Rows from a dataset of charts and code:
---*---

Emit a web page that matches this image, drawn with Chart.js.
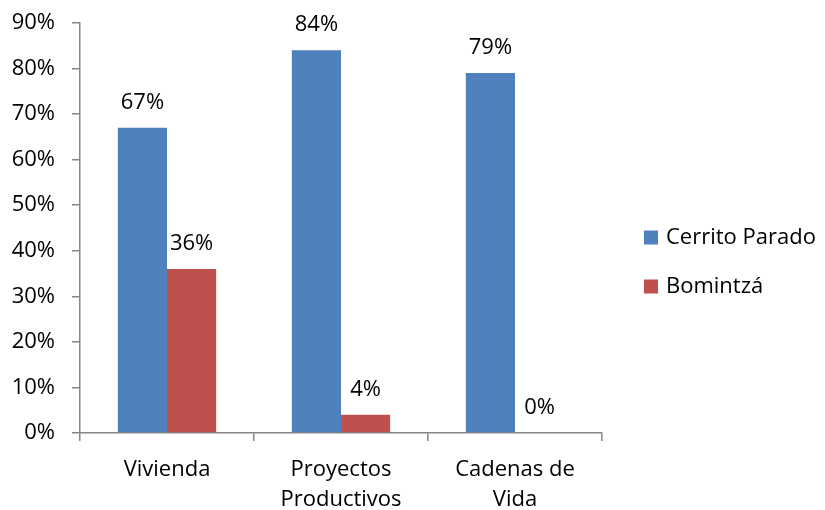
<!DOCTYPE html>
<html>
<head>
<meta charset="utf-8">
<script src="https://cdn.jsdelivr.net/npm/chart.js@4"></script>
<style>
  html, body { margin: 0; padding: 0; background: #fff; }
  #wrap { width: 825px; height: 510px; }
</style>
</head>
<body>
<div id="wrap"><canvas id="myChart" width="825" height="510"></canvas></div>
<script>
// Datos del gráfico
const categorias = [['Vivienda'], ['Proyectos', 'Productivos'], ['Cadenas de', 'Vida']];
const cerritoParado = [67, 84, 79];
const bomintza = [36, 4, 0];
const serieNombres = ['Cerrito Parado', 'Bomintzá'];
const serieColores = ['#4F81BD', '#C0504D'];

const FONT = '"Open Sans", Lato, sans-serif';
const FSIZE = 22;
const AXIS_GRAY = '#868686';

// etiquetas de valor encima de cada barra
const etiquetas = {
    id: 'etiquetas',
    afterDatasetsDraw(chart) {
        const ctx = chart.ctx;
        ctx.save();
        ctx.font = FSIZE + 'px ' + FONT;
        ctx.fillStyle = '#000';
        ctx.textAlign = 'center';
        ctx.textBaseline = 'alphabetic';
        chart.data.datasets.forEach((ds, i) => {
            chart.getDatasetMeta(i).data.forEach((bar, j) => {
                ctx.fillText(ds.data[j] + '%', bar.x, bar.y - 19);
            });
        });
        ctx.restore();
    }
};

// leyenda a la derecha
const leyenda = {
    id: 'leyenda',
    afterDraw(chart) {
        const ctx = chart.ctx;
        const area = chart.chartArea;
        const x0 = area.right + 42;
        const yMid = (area.top + area.bottom) / 2 + 34;
        ctx.save();
        ctx.font = FSIZE + 'px ' + FONT;
        ctx.textBaseline = 'middle';
        ctx.textAlign = 'left';
        chart.data.datasets.forEach((ds, i) => {
            const y = yMid - 24.5 + i * 49;
            ctx.fillStyle = ds.backgroundColor;
            ctx.fillRect(x0, y - 7, 14, 14);
            ctx.fillStyle = '#000';
            ctx.fillText(ds.label, x0 + 22, y);
        });
        ctx.restore();
    }
};

const data = {
    labels: categorias,
    datasets: [
        { label: serieNombres[0], data: cerritoParado, backgroundColor: serieColores[0] },
        { label: serieNombres[1], data: bomintza, backgroundColor: serieColores[1] }
    ]
};

const options = {
    responsive: false,
    animation: false,
    layout: { padding: { top: 23, right: 223, left: 0, bottom: 0 } },
    datasets: { bar: { barPercentage: 1, categoryPercentage: 0.565 } },
    plugins: {
        legend: { display: false },
        tooltip: { enabled: false }
    },
    scales: {
        y: {
            min: 0,
            max: 90,
            ticks: {
                stepSize: 10,
                padding: 17,
                color: '#000',
                font: { family: FONT, size: FSIZE },
                callback: v => v + '%'
            },
            grid: { drawOnChartArea: false, tickLength: 8, color: AXIS_GRAY, lineWidth: 1.5 },
            border: { color: AXIS_GRAY, width: 1.5 },
            afterFit(scale) {
                scale.width = 80;
                scale.paddingTop = 0;
                scale.paddingBottom = 0;
            }
        },
        x: {
            ticks: {
                padding: 13,
                color: '#000',
                font: { family: FONT, size: FSIZE, lineHeight: 1.4 }
            },
            grid: { offset: true, drawOnChartArea: false, tickLength: 8, color: AXIS_GRAY, lineWidth: 1.5 },
            border: { color: AXIS_GRAY, width: 1.5 },
            afterFit(scale) { scale.height = 77; }
        }
    }
};

// Creando el gráfico
const ctx = document.getElementById('myChart').getContext('2d');
const myChart = new Chart(ctx, {
    type: 'bar',
    data: data,
    options: options,
    plugins: [etiquetas, leyenda]
});
</script>
</body>
</html>
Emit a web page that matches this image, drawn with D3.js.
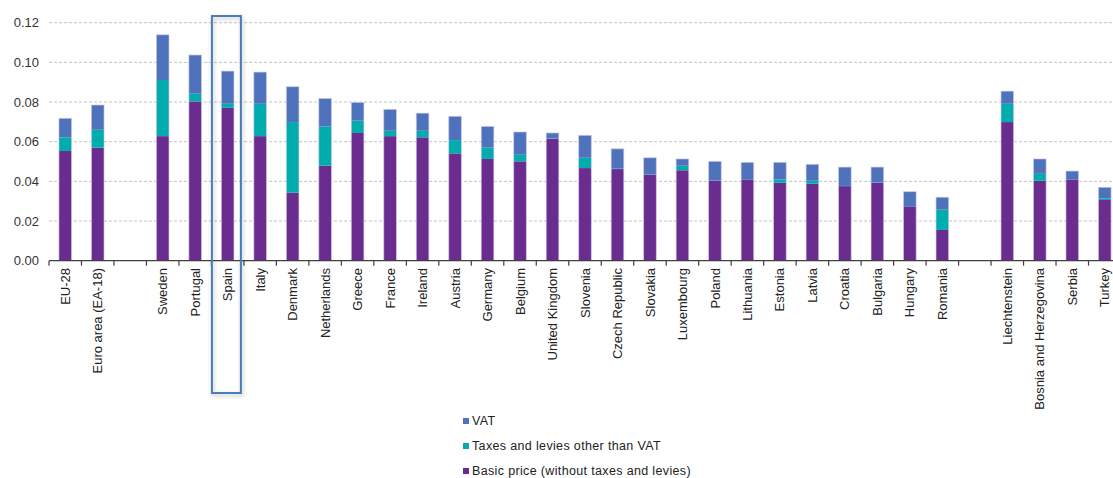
<!DOCTYPE html>
<html><head><meta charset="utf-8">
<script src="https://cdn.jsdelivr.net/npm/d3@7"></script>
<style>body{margin:0;background:#fff;}svg{display:block;font-family:"Liberation Sans",Arial,sans-serif;}</style>
</head><body><svg id="c" width="1113" height="478"></svg>
<script>
const categories = ["EU-28","Euro area (EA-18)","","Sweden","Portugal","Spain","Italy","Denmark","Netherlands","Greece","France","Ireland","Austria","Germany","Belgium","United Kingdom","Slovenia","Czech Republic","Slovakia","Luxembourg","Poland","Lithuania","Estonia","Latvia","Croatia","Bulgaria","Hungary","Romania"," ","Liechtenstein","Bosnia and Herzegovina","Serbia","Turkey"];
const basicPrice = [0.0553,0.0570,null,0.0628,0.0803,0.0771,0.0628,0.0343,0.0479,0.0644,0.0628,0.0622,0.0541,0.0513,0.0501,0.0615,0.0467,0.0462,0.0433,0.0456,0.0403,0.0410,0.0393,0.0388,0.0376,0.0393,0.0274,0.0155,null,0.0699,0.0403,0.0410,0.0306];
const otherTaxes = [0.0069,0.0090,null,0.0283,0.0039,0.0020,0.0163,0.0356,0.0198,0.0062,0.0027,0.0033,0.0067,0.0057,0.0033,0.0002,0.0052,0.0002,0.0001,0.0023,0.0001,0.0001,0.0017,0.0015,0.0001,0.0001,0.0001,0.0102,null,0.0092,0.0035,0.0001,0.0008];
const vat = [0.0096,0.0125,null,0.0228,0.0195,0.0165,0.0160,0.0178,0.0141,0.0092,0.0108,0.0089,0.0120,0.0107,0.0115,0.0027,0.0113,0.0100,0.0085,0.0034,0.0097,0.0085,0.0086,0.0083,0.0095,0.0078,0.0073,0.0063,null,0.0064,0.0075,0.0041,0.0056];
const yTicks = [0,0.02,0.04,0.06,0.08,0.10,0.12];
const seriesNames = ["VAT","Taxes and levies other than VAT","Basic price (without taxes and levies)"];
const colors = {basic:"#6a2d8f", other:"#00acac", vat:"#4e73bc"};

const svg = d3.select("#c");
const mLeft = 49, mRight = 1121, mTop = 22.7, mBottom = 260.7;
const x = d3.scaleBand().domain(categories.map((d,i)=>i)).range([mLeft,mRight]).padding(0);
const y = d3.scaleLinear().domain([0,0.12]).range([mBottom,mTop]);

// gridlines
svg.append("g").selectAll("line").data(yTicks.filter(d=>d>0)).join("line")
  .attr("x1",mLeft).attr("x2",1113).attr("y1",d=>y(d)).attr("y2",d=>y(d))
  .attr("stroke","#c4c4c4").attr("stroke-dasharray","3,2").attr("stroke-width",1);

// y labels
svg.append("g").selectAll("text").data(yTicks).join("text")
  .attr("x",39).attr("y",d=>y(d)).attr("dy","0.35em").attr("text-anchor","end")
  .attr("font-size",13).attr("fill","#333").text(d=>d.toFixed(2));

// bars
const bw = 12.6;
const rows = categories.map((c,i)=>({i,c,b:basicPrice[i],o:otherTaxes[i],v:vat[i]})).filter(d=>d.b!=null);
const g = svg.append("g");
rows.forEach(d=>{
  const cx = x(d.i)+x.bandwidth()/2;
  const segs = [[0,d.b,colors.basic],[d.b,d.b+d.o,colors.other],[d.b+d.o,d.b+d.o+d.v,colors.vat]];
  segs.forEach(s=>{
    g.append("rect").attr("x",cx-bw/2).attr("width",bw)
      .attr("y",y(s[1])).attr("height",Math.max(0,y(s[0])-y(s[1]))).attr("fill",s[2]);
  });
  g.append("rect").attr("x",cx-bw/2).attr("width",bw).attr("y",y(d.b+d.o+d.v))
    .attr("height",y(0)-y(d.b+d.o+d.v)).attr("fill","none").attr("stroke","#cfc6ea").attr("stroke-width",0.8).attr("stroke-opacity",0.8);
});

// x axis
svg.append("line").attr("x1",mLeft).attr("x2",1113).attr("y1",mBottom).attr("y2",mBottom).attr("stroke","#404040").attr("stroke-width",1.2);
const edges = categories.map((d,i)=>x(i)).concat([mRight]);
svg.append("g").selectAll("line").data(edges).join("line")
  .attr("x1",d=>d).attr("x2",d=>d).attr("y1",mBottom).attr("y2",mBottom+5).attr("stroke","#404040").attr("stroke-width",1.2);

// x labels
svg.append("g").selectAll("text").data(categories.map((c,i)=>({c,i})).filter(d=>d.c.trim()!=="")).join("text")
  .attr("transform",d=>`translate(${x(d.i)+x.bandwidth()/2},268) rotate(-90)`)
  .attr("text-anchor","end").attr("dy","0.35em").attr("font-size",13).attr("fill","#222").text(d=>d.c);

// Spain highlight box
const si = categories.indexOf("Spain");
svg.append("rect").attr("x",x(si)+0.5).attr("y",16).attr("width",x.bandwidth()-3.5).attr("height",377)
  .attr("fill","none").attr("stroke","#4a7ebb").attr("stroke-width",2)
  .style("filter","drop-shadow(1px 2px 2px rgba(0,0,0,0.25))");

// legend
const lg = svg.append("g").attr("transform","translate(463,0)");
const legendColors = [colors.vat,colors.other,colors.basic];
const ly = [421,446,471];
seriesNames.forEach((n,k)=>{
  lg.append("rect").attr("x",0).attr("y",ly[k]-3).attr("width",6).attr("height",6).attr("fill",legendColors[k]);
  lg.append("text").attr("x",9).attr("y",ly[k]).attr("dy","0.35em").attr("font-size",12.5)
    .attr("letter-spacing","0.35px").attr("fill","#222").text(n);
});
</script></body></html>
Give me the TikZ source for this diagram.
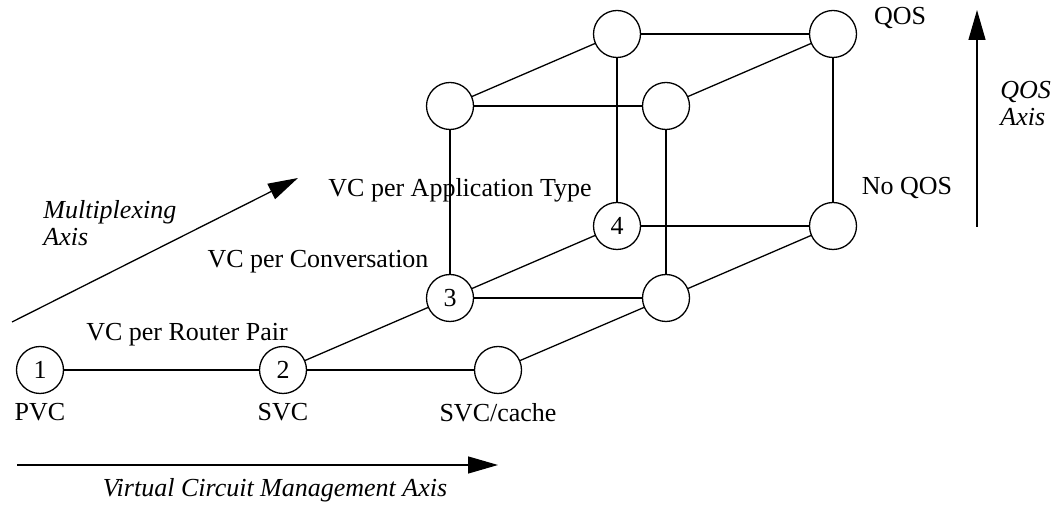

---*---

* _Set problem_
Repeat the lines exactly as they stand, from the opening line of the data through the line with "const AXIS_GRAY = '#868686';". Pictures stay out of the copy.

* _Correct output_
Emit a web page that matches this image, drawn with Chart.js.
<!DOCTYPE html>
<html>
<head>
<meta charset="utf-8">
<script src="https://cdn.jsdelivr.net/npm/chart.js@4"></script>
<style>
  html, body { margin: 0; padding: 0; background: #fff; }
  #wrap { width: 825px; height: 510px; }
</style>
</head>
<body>
<div id="wrap"><canvas id="myChart" width="825" height="510"></canvas></div>
<script>
// Datos del gráfico
const categorias = [['Vivienda'], ['Proyectos', 'Productivos'], ['Cadenas de', 'Vida']];
const cerritoParado = [67, 84, 79];
const bomintza = [36, 4, 0];
const serieNombres = ['Cerrito Parado', 'Bomintzá'];
const serieColores = ['#4F81BD', '#C0504D'];

const FONT = '"Open Sans", Lato, sans-serif';
const FSIZE = 22;
const AXIS_GRAY = '#868686';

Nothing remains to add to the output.